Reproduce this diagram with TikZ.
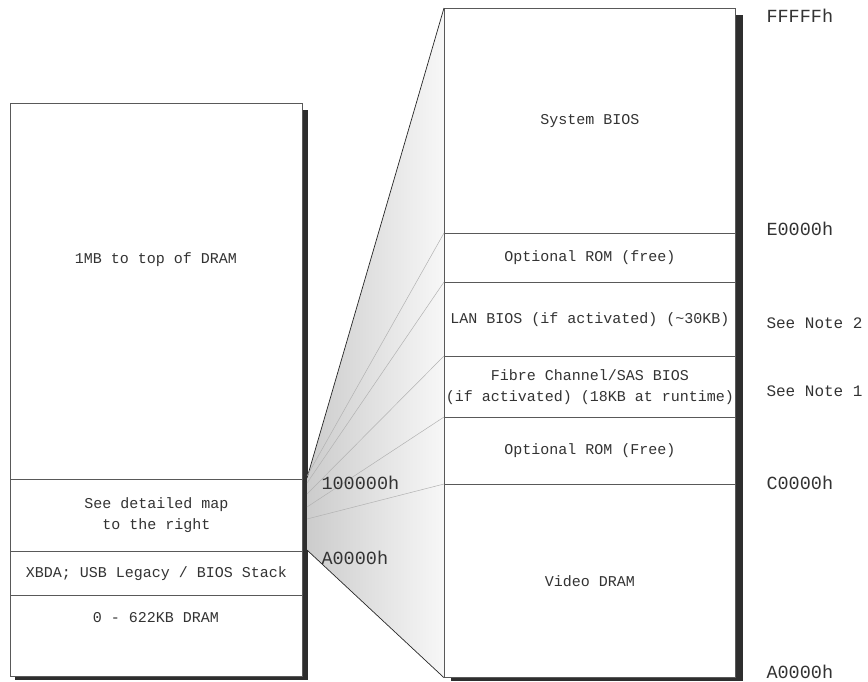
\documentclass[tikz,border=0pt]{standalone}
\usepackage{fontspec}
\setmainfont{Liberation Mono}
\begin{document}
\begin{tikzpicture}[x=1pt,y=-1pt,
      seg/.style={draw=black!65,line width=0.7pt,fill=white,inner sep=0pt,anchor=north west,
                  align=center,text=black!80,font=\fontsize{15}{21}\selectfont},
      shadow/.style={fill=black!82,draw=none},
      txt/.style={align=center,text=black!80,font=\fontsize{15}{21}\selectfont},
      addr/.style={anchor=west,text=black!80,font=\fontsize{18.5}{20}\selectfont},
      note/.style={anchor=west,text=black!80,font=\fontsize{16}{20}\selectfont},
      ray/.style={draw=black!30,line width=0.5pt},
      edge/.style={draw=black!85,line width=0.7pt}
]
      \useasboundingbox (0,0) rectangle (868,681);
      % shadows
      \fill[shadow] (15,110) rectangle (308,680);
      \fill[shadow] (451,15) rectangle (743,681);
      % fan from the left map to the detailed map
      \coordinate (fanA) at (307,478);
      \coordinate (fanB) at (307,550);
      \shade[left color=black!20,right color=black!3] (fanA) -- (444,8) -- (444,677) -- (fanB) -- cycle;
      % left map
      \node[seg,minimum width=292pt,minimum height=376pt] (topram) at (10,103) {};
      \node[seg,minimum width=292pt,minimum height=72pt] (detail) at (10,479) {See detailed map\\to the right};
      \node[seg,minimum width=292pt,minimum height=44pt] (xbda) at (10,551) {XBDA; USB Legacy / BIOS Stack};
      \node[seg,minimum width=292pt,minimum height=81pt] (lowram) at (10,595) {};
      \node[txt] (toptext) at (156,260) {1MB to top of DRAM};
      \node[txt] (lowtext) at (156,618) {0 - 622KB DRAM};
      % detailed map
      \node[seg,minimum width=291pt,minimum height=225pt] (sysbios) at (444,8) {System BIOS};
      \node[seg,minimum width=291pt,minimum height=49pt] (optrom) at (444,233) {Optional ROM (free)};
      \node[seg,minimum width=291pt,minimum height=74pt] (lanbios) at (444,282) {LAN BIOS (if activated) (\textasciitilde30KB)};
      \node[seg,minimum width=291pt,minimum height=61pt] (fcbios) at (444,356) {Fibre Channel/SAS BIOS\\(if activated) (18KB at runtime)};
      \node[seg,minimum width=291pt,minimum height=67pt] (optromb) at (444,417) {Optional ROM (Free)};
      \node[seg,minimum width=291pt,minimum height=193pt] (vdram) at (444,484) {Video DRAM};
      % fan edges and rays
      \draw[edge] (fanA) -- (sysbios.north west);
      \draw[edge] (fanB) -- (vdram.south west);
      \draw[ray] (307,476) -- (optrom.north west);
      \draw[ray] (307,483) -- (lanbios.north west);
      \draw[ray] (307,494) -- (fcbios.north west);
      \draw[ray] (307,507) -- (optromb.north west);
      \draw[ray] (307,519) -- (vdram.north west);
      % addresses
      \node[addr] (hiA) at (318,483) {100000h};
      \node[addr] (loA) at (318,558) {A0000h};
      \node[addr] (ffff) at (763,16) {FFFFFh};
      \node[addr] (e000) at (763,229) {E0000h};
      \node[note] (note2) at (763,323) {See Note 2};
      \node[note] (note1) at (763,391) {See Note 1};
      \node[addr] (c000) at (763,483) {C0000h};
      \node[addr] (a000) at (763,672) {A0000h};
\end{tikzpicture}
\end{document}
::::::::::
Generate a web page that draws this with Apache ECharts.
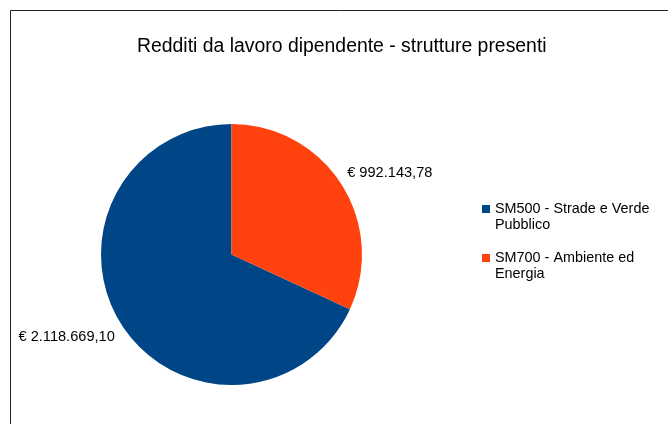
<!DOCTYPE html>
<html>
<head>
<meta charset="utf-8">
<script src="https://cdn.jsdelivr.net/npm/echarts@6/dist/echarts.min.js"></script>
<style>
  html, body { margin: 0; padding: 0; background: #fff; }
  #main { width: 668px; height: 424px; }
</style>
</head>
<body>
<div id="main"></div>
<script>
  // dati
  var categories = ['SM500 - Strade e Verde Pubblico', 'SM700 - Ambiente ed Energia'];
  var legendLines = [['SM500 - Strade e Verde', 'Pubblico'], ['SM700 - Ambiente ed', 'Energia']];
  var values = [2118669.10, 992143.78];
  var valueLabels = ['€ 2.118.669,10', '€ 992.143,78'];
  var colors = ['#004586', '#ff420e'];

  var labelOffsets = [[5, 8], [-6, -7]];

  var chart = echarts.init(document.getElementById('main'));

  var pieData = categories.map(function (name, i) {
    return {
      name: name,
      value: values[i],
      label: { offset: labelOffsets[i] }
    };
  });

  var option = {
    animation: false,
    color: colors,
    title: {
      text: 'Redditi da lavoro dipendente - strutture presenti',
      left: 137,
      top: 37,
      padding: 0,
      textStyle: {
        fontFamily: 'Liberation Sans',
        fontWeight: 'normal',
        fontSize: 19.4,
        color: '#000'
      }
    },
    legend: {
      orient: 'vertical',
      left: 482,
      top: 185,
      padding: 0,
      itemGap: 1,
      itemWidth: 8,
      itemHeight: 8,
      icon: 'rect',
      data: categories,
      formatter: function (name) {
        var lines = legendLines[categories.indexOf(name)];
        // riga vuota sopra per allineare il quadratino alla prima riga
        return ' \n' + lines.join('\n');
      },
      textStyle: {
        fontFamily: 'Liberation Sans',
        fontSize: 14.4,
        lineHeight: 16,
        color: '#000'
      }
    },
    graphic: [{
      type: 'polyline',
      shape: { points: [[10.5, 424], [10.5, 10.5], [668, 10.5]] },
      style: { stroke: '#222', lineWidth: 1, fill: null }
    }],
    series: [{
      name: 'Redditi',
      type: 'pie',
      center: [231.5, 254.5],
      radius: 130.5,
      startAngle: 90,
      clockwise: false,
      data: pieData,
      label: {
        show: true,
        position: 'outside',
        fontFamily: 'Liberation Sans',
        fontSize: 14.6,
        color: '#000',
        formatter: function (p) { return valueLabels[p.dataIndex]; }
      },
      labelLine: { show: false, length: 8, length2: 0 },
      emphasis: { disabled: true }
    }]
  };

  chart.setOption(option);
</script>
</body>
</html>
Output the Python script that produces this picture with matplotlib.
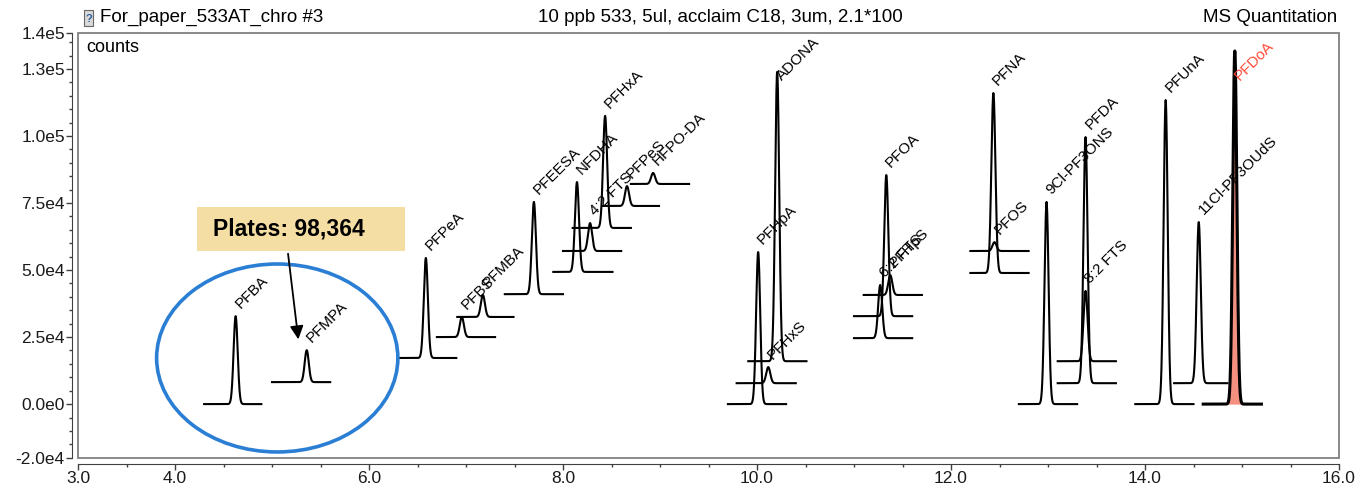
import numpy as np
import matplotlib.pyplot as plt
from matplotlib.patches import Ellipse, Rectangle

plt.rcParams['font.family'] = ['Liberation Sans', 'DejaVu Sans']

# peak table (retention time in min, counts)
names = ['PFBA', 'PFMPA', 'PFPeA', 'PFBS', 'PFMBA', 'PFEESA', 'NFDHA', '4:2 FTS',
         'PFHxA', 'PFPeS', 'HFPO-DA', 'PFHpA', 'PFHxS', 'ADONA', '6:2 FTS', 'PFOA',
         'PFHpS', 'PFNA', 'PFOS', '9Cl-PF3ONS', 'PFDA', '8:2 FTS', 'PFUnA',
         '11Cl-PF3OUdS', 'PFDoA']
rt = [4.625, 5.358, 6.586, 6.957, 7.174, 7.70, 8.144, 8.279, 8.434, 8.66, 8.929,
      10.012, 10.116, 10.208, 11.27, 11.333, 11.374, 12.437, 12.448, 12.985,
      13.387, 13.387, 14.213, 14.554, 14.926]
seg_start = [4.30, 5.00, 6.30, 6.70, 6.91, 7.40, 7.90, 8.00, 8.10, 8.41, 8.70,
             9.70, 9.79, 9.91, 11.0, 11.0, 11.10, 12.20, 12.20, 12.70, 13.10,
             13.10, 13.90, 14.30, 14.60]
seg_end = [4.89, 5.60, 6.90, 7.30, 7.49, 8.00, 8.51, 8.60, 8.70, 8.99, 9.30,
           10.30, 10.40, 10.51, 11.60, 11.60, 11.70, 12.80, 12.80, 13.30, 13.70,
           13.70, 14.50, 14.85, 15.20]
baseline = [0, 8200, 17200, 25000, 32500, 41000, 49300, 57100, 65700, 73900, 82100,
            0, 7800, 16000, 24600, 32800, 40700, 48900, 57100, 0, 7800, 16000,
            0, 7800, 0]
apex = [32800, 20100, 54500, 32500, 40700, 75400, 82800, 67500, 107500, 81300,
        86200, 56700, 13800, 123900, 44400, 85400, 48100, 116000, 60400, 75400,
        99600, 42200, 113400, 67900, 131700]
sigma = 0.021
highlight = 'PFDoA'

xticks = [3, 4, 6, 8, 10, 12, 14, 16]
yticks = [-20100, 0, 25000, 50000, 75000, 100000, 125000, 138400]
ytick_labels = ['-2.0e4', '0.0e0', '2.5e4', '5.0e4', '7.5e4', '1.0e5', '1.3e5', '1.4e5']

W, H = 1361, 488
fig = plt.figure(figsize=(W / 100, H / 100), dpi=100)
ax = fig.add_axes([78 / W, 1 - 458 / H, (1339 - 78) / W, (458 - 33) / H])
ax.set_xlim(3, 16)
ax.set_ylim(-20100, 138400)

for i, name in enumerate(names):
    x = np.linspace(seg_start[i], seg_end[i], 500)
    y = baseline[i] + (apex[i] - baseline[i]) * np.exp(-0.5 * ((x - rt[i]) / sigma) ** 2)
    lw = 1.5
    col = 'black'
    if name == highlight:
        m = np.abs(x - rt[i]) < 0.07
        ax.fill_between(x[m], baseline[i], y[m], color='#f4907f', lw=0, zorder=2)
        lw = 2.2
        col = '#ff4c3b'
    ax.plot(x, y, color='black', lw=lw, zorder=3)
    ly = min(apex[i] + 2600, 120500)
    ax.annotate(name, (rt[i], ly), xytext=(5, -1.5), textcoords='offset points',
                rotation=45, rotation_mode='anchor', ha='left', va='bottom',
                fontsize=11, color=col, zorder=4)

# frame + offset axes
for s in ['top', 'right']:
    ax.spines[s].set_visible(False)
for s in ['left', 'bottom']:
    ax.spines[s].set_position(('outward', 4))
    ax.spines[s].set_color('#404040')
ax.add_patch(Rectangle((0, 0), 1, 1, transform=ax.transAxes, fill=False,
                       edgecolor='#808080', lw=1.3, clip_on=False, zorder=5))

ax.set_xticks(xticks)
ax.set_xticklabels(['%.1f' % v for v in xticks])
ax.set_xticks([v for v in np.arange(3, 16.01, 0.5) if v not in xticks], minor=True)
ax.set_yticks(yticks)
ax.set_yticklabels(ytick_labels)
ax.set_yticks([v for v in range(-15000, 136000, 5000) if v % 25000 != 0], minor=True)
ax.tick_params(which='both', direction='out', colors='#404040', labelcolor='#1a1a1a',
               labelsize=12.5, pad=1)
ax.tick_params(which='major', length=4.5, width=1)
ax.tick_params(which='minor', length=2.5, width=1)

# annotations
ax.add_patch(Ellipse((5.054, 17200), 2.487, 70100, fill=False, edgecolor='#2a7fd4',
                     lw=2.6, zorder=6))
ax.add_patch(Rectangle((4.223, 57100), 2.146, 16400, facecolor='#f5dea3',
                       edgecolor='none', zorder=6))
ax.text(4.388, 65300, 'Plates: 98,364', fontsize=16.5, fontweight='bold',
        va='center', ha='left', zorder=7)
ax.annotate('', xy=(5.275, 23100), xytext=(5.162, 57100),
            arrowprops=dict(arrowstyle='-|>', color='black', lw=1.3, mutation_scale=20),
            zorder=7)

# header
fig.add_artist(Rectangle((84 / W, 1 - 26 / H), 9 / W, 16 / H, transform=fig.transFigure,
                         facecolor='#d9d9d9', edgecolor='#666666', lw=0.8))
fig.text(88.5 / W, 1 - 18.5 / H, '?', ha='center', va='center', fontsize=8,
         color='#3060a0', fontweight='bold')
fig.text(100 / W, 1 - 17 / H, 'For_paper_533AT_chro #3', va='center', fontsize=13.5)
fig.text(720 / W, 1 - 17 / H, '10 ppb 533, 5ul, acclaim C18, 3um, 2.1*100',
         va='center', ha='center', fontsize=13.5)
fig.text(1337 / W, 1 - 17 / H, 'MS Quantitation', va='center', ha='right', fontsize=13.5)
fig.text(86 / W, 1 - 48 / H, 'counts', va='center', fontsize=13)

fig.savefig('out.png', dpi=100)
::::::::::
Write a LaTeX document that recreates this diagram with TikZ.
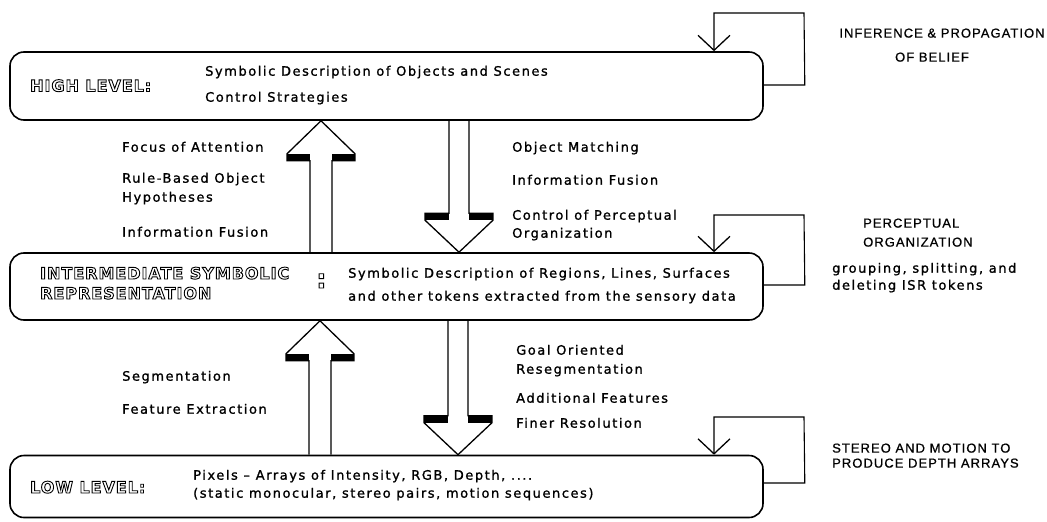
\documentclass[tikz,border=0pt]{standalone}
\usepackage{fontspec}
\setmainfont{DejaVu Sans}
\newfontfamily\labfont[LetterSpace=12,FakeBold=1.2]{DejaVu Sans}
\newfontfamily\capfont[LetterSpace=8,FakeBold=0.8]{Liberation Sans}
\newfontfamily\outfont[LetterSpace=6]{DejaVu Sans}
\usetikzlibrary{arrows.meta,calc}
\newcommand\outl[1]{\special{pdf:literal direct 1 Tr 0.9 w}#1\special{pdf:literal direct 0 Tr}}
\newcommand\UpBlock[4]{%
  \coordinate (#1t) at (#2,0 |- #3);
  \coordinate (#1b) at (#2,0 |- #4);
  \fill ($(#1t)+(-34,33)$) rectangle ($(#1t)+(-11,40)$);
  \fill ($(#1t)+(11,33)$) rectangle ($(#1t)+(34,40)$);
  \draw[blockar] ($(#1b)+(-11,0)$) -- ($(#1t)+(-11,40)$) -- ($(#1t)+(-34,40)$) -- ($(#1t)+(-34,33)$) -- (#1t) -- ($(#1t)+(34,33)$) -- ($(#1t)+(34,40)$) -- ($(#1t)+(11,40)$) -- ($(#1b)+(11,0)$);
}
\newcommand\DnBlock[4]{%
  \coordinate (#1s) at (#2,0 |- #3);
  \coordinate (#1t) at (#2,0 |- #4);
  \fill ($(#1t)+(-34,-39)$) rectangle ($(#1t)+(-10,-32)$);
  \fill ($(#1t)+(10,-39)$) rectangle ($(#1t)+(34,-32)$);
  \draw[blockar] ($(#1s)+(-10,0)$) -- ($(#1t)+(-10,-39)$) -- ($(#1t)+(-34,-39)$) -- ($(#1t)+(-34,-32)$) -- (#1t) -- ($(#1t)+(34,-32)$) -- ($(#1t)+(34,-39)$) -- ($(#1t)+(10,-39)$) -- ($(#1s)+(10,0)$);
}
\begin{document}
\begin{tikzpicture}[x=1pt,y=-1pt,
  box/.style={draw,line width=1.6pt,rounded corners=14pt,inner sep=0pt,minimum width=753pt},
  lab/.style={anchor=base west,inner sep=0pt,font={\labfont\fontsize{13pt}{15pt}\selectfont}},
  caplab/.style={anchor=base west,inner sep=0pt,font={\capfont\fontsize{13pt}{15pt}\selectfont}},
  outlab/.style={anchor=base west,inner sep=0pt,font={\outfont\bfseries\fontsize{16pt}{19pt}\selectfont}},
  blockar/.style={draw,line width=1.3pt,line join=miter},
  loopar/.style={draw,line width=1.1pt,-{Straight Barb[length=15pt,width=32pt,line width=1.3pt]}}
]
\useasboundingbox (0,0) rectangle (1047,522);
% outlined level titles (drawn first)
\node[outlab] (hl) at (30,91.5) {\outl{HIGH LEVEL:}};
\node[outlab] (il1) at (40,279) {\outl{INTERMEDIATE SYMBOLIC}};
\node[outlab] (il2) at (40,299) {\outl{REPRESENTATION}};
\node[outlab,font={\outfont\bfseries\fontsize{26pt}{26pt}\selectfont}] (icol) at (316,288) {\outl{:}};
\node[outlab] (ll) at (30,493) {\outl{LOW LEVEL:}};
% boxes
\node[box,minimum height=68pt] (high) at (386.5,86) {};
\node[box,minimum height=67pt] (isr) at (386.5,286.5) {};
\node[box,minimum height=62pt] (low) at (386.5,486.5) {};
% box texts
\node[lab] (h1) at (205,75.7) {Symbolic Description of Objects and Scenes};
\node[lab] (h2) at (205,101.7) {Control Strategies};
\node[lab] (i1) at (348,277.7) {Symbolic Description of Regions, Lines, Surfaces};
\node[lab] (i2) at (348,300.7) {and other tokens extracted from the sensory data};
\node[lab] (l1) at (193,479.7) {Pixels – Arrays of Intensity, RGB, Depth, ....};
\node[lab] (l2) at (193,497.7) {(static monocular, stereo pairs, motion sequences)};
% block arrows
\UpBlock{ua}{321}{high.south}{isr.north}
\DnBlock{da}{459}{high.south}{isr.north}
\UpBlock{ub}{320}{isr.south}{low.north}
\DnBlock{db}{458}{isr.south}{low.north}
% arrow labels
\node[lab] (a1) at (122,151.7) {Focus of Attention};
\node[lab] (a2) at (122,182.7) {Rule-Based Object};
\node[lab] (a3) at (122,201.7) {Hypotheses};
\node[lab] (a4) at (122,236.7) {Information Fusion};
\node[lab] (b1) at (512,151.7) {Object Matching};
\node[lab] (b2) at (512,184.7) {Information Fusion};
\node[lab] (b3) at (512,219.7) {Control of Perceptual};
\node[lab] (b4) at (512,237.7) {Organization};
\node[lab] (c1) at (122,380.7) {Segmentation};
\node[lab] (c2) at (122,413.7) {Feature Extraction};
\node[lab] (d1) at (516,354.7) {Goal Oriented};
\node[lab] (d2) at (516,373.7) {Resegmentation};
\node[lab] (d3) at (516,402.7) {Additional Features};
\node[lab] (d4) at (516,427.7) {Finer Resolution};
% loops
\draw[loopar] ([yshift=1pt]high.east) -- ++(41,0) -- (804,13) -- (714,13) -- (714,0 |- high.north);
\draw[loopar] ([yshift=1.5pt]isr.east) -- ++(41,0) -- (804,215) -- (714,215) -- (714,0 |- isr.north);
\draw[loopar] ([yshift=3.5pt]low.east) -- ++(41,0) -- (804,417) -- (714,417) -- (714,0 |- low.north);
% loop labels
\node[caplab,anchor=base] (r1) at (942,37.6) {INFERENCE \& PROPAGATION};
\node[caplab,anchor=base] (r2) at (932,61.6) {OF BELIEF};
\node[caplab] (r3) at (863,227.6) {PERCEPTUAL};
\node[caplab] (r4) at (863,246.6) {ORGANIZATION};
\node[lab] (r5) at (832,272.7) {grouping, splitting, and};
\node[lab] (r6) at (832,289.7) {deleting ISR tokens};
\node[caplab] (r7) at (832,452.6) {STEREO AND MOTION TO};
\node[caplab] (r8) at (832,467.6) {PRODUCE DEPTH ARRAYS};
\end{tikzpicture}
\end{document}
::::::::::
## Set exercise
Exactly the lines starting at the line containing "Output the Python" and ending at the line containing "plt.rcParams['font.family'] = ['Liberation" should be transcribed, both included; omit the pictures.

## The answer
Output the Python script that produces this picture with matplotlib.
import numpy as np
import matplotlib.pyplot as plt
from matplotlib.patches import Ellipse, Rectangle

plt.rcParams['font.family'] = ['Liberation Sans', 'DejaVu Sans']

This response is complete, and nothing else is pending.